*PROBLEM REQUIREMENTS*
Take from the listing each line that has the string "with".

*PROVIDED DATA*
* START *

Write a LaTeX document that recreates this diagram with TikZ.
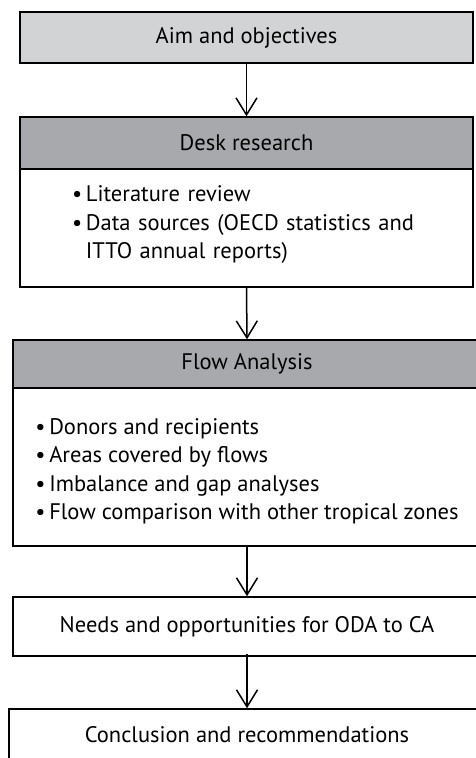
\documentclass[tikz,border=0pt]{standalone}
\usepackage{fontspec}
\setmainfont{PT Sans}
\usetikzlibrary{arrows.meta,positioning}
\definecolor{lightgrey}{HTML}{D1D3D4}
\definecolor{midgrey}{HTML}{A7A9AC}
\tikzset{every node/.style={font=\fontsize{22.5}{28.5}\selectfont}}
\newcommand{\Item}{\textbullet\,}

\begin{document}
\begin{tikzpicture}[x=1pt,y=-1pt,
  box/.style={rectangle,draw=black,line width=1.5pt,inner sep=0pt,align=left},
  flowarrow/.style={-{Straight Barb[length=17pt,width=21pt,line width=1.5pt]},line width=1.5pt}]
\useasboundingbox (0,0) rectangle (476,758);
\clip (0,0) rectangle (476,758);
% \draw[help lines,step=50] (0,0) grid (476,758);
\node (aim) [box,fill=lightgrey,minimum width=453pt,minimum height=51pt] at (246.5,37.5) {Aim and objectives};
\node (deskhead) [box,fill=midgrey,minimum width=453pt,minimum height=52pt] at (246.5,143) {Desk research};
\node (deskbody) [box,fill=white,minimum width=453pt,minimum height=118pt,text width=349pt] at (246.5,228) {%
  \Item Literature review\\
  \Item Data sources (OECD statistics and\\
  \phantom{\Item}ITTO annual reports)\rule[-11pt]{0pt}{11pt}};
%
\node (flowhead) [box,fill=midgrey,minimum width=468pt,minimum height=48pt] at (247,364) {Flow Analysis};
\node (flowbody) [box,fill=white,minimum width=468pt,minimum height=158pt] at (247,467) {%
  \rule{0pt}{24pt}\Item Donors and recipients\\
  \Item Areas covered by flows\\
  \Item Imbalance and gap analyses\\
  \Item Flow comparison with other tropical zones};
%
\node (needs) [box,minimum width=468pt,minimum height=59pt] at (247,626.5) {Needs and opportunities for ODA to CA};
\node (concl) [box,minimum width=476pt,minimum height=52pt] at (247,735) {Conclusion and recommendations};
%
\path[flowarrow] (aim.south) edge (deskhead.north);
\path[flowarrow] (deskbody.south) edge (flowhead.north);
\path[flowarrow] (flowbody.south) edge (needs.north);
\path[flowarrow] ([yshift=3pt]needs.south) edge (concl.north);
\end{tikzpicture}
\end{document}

* END *

*OUTPUT OF THE TASK*
Write a LaTeX document that recreates this diagram with TikZ.
  \Item Flow comparison with other tropical zones};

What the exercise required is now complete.